1885, Briefe 568–654
647. An Reinhart und Irene von Seydlitz in München
<Nizza, 24. November 1885>
Meine lieben Freunde,
nach einem kleinen Umweg über Florenz — es geht in meinem Leben nichts ohne Seitensprünge ab — bin ich endlich wieder in meiner Residenz Nizza angelangt und ungefähr, sehr ungefähr „ausgepackt“: — zwischen Nizza und meiner Engadiner Einsiedelei von Sils-Maria wird sich nunmehr der Rest meines Lebens abspielen, die allerliebsten Intermezzi von Venediger Aufenthalten und Gondelfahrten zu Dreien hübsch eingerechnet! Wie schön verpflegt, anglo-amerikanisch, wie man’s hier heißen würde, bin ich von Eurem München abgereist! und wirklich habe ich mit dem herzlichsten Angedenken jeden Schluck getrunken und jeden Bissen gekaut (— man kaut, um gut zu kauen, an einem Bissen 30 bis 70 Mal: das habe ich vom Philister Gladstone gelernt, der seine Kinder bei Tische zählen heißt —).
Hier wohne ich „Square des Phocéens“, am Meere: die ungeheuerliche Art Kosmopolitismus, welche in dieser Wortverbindung steckt, macht mir Vergnügen. In der That haben einst Griechen hier gewohnt.
In Florenz überraschte ich den dortigen Astronomen auf seiner Sternwarte, welche den schönsten Gesammt-Überblick über Ort, Thal und Fluß giebt. Sollte man’s glauben, daß er neben seinem Arbeitstische die sehr zerlesenen Schriften Eures Freundes hatte und daß er, ein schneeweißer alter Mann, mit Begeisterung Stellen aus „Menschliches, Allzumenschliches“ recitirte? — Das Bild dieses vollkommen und hochgearteten Eremitenthums war das kostbarste Geschenk, das ich von Florenz mitnahm: — zugleich freilich auch der schmerzhafteste Biß, nämlich ein Gewissensbiß. Denn ersichtlich hatte dieser einsame Forscher es in der Weisheit des Lebens (und nicht nur in der Entdeckung von Kometen und Orion-Nebeln) weiter gebracht, als Euer Freund.

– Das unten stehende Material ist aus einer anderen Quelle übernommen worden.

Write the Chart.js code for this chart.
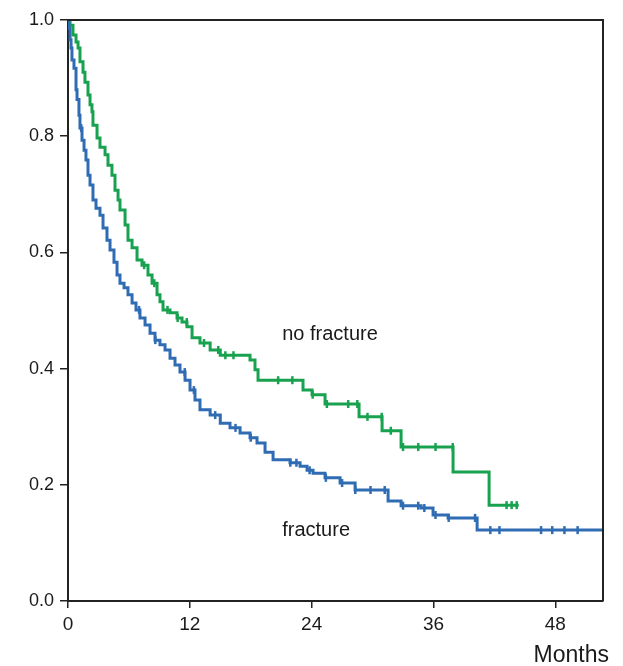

Auch war er gesund: und wenn ein Philosoph krank ist, so ist er beinahe schon ein argumentum gegen seine Philosophie. Inzwischen dürfte ich geltend machen, daß ich „reißend schnell“ gesund und immer gesunder werde, seit ich meine Philosophie habe und nicht mehr „falschen Götzen“ diene.
Es giebt ein artiges provençalisches Wort, welches ich immer besser verstehn lerne (— und das ist viel bei einem Deutschen) gai saber.
Behaltet lieb
Euren Freund
Nietzsche.
Adresse: Nice (France) poste restante.
Le japonisme meines Freundes Seydlitz und Gedanken über die ästhetische Tartüfferie des jetzigen Europa’s haben mich die ganze Reise über beschäftigt.